Mas, também é bom que o jornalista saiba que esse tema sempre foi foco de debates e discussão. As tais das “novas formas de luta” estão sempre em pauta, sem que se possa avançar. Porque, afinal, o que têm os servidores públicos para barganhar? Eles não param uma produção de salsichas, nem de sapatos, nem de carros. Coisas que geram lucros astronômicos para os patrões. Um dia de greve numa montadora é prejuízo gigantesco e os patrões logo se mobilizam para terminar o movimento, seja com violência, com punições ou negociação. Mas, a coisa é rápida.

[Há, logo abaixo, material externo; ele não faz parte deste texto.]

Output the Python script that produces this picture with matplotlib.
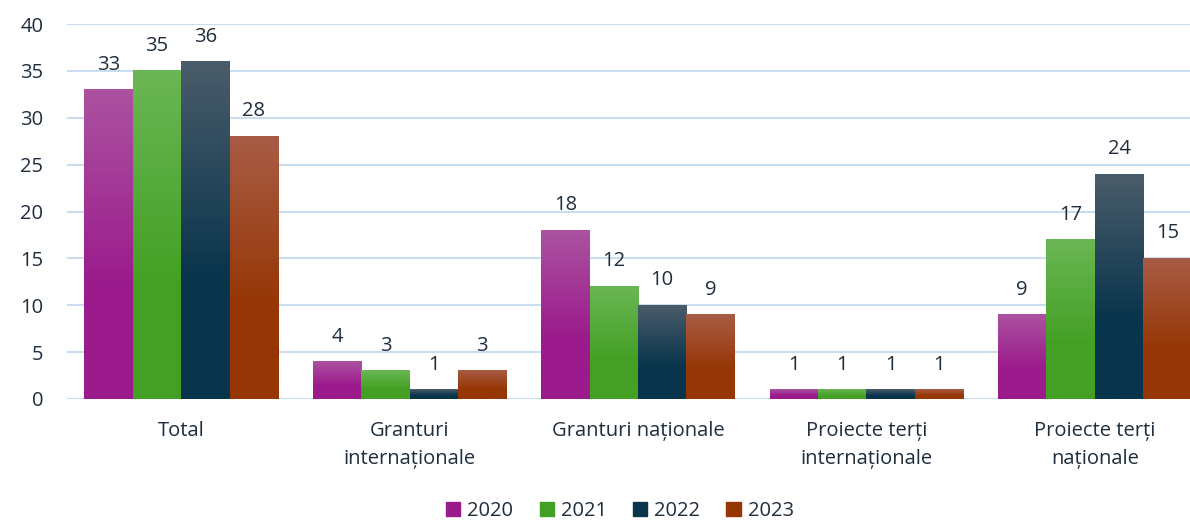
import matplotlib as mpl
mpl.use('Agg')
import matplotlib.pyplot as plt
import numpy as np
from matplotlib.colors import LinearSegmentedColormap

categories = ['Total', 'Granturi\ninternaționale', 'Granturi naționale',
              'Proiecte terți\ninternaționale', 'Proiecte terți\nnaționale']
years = ['2020', '2021', '2022', '2023']
v2020 = [33, 4, 18, 1, 9]
v2021 = [35, 3, 12, 1, 17]
v2022 = [36, 1, 10, 1, 24]
v2023 = [28, 3, 9, 1, 15]
series = [v2020, v2021, v2022, v2023]

# (top colour, bottom colour) for the vertical gradient
colors = [('#AB52A0', '#9B1A8C'),
          ('#6AB654', '#44A025'),
          ('#4A5C6A', '#08344C'),
          ('#A85C45', '#963605')]

text_col = '#1F2D3D'
plt.rcParams['font.family'] = ['Open Sans', 'DejaVu Sans']
fs = 14.5

fig = plt.figure(figsize=(11.9, 5.21), dpi=100)
ax = fig.add_axes([67/1190, 122/521, 1142/1190, 375/521])

x = np.arange(len(categories))
w = 0.212
grad = np.linspace(0, 1, 100).reshape(-1, 1)

for i, (vals, (ctop, cbot)) in enumerate(zip(series, colors)):
    cmap = LinearSegmentedColormap.from_list('g%d' % i, [(0, ctop), (0.65, cbot), (1, cbot)])
    offs = x + (i - 1.5) * w
    for xc, v in zip(offs, vals):
        ax.imshow(grad, extent=[xc - w/2, xc + w/2, 0, v], aspect='auto',
                  cmap=cmap, zorder=3, origin='upper', interpolation='bilinear')
        ax.text(xc, v + 1.6, str(v), ha='center', va='bottom',
                fontsize=fs, color=text_col, zorder=4)
    ax.bar(offs, vals, w, color=cbot, label=years[i], zorder=0, alpha=0)

ax.set_xlim(-0.5, 4.5)
ax.set_ylim(0, 40)
ax.set_yticks(range(0, 41, 5))
ax.yaxis.grid(True, color='#C9DCF0', linewidth=1.5, zorder=1)
ax.set_axisbelow(True)
for s in ax.spines.values():
    s.set_visible(False)
ax.tick_params(axis='y', length=0, pad=17, labelsize=fs, labelcolor=text_col)
ax.tick_params(axis='x', length=0, pad=16, labelsize=fs, labelcolor=text_col)
ax.set_xticks(x)
ax.set_xticklabels(categories, linespacing=1.5, va='top')

handles = [plt.Rectangle((0, 0), 1, 1, color=c[1]) for c in colors]
fig.legend(handles, years, loc='center', bbox_to_anchor=(620/1190, 1 - 511/521),
           ncol=4, frameon=False, fontsize=fs, labelcolor=text_col,
           handlelength=0.7, handleheight=0.7, handletextpad=0.35, columnspacing=1.3)

fig.savefig('out.png', dpi=100)
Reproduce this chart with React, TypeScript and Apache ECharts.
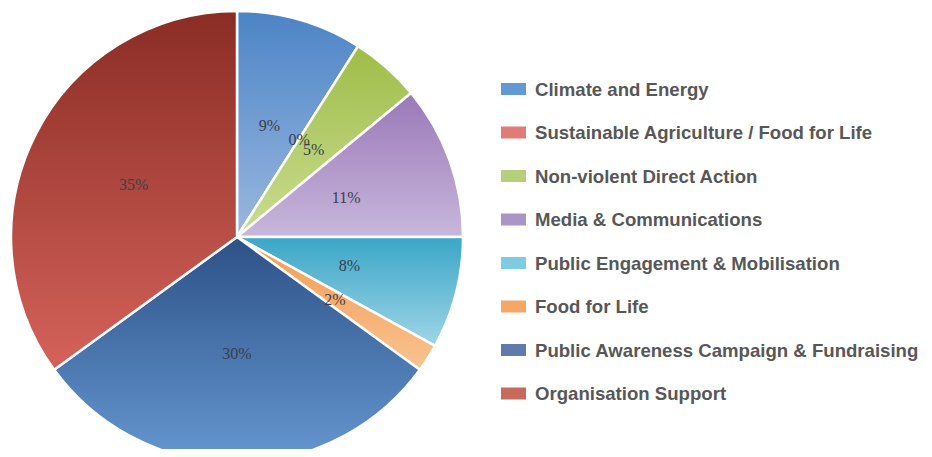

Agora, quando para um servidor público, o que é que para? O serviço à população. Coisa que historicamente sempre foi vista como prioridade zero. Nos discursos dos políticos, eles estão no topo, mas na ação cotidiana dos governantes, é zero. Então, há que se perguntar: como são os serviços públicos quando os trabalhadores estão trabalhando? Se for olhar com honestidade vai se perceber que se a “cidadania” consegue ter algum acesso aos serviços do estado, muito é por conta da dedicação dos trabalhadores que, trabalhando geralmente em condições adversas, se desdobram em mil para dar conta de uma máquina emperrada, ineficaz, desumana. Basta passar um dia num hospital público, ou num posto de saúde, ou numa escola de periferia, ou numa universidade sucateada para ver como é trabalhar nessas condições.
Então, o trabalhador para, quando não pode mais. Quando precisa gritar por melhor qualidade no ambiente de trabalho, por carreira, por salário – essa coisa vil que não paga o valor daquilo que se produz. E o que faz o governo? Estica a greve, leva dois meses parar abrir uma mesa de conversa, na qual diz que não haverá conversa. Então passam mais meses e os trabalhadores implorando por um diálogo. É isso que é uma greve de trabalhadores públicos. Uma humilhação a mais. E no fim das contas, são ainda enxovalhados como vilões da cidadania.
O jornalista fala de um exemplo no qual os médicos em greve atendem na rua. Mas não é isso que se quer. O que querem os trabalhadores públicos é um atendimento digno, humanizado, em instalações boas, eficazes. Os professores poderiam dar aulas públicas, e dão. Mas e daí? O governo valida como aula dada? Não! E o trabalho cotidiano dos técnicos-administrativos para manter a máquina pública funcionando nas suas entranhas? Como fazê-lo em tempos de luta? Ou eles são tão insignificantes que não estão na lista dos serviços a prestar?
Sim, a greve no serviço público é um drama social. Sim, toca no que é mais frágil, que é quem precisa do serviço público. Prejudica, provoca sofrimento, angústia e dor. Logo, ela não deveria existir. Isso significa que a “nova forma” de luta deveria ser eleger um tipo de governo, um tipo de organização da vida, que realmente pensasse no Público, que valorizasse os trabalhadores do setor, que dialogasse com eles, que ao primeiro sinal de movimentação reivindicativa se dispusesse a negociar, impedindo a paralisação.
Mas, não, o que vemos é um governo – os de todas as cores – que provoca o espichamento da greve, que se omite, que se esconde, que endurece em posições pré-definidas, que não negocia. Assim, as greves por tempo indeterminado são provocadas por essa ação governamental. Porque é o governo quem tem poder. Os trabalhadores só têm a sua força de trabalho, os seus corpos nus, como dizia o grande repórter Marcos Faerman. E é essa força, frágil, que eles colocam na rua, em luta. Claro que trabalhadores há que não participam, que ficam em casa, que são relapsos na greve e no trabalho. Mas, são a minoria.
Por fim, questionar o método das greves intermináveis é legítimo, mas há que focar no alvo certo. Responsabilizar os trabalhadores é reforçar velhos e sofríveis preconceitos.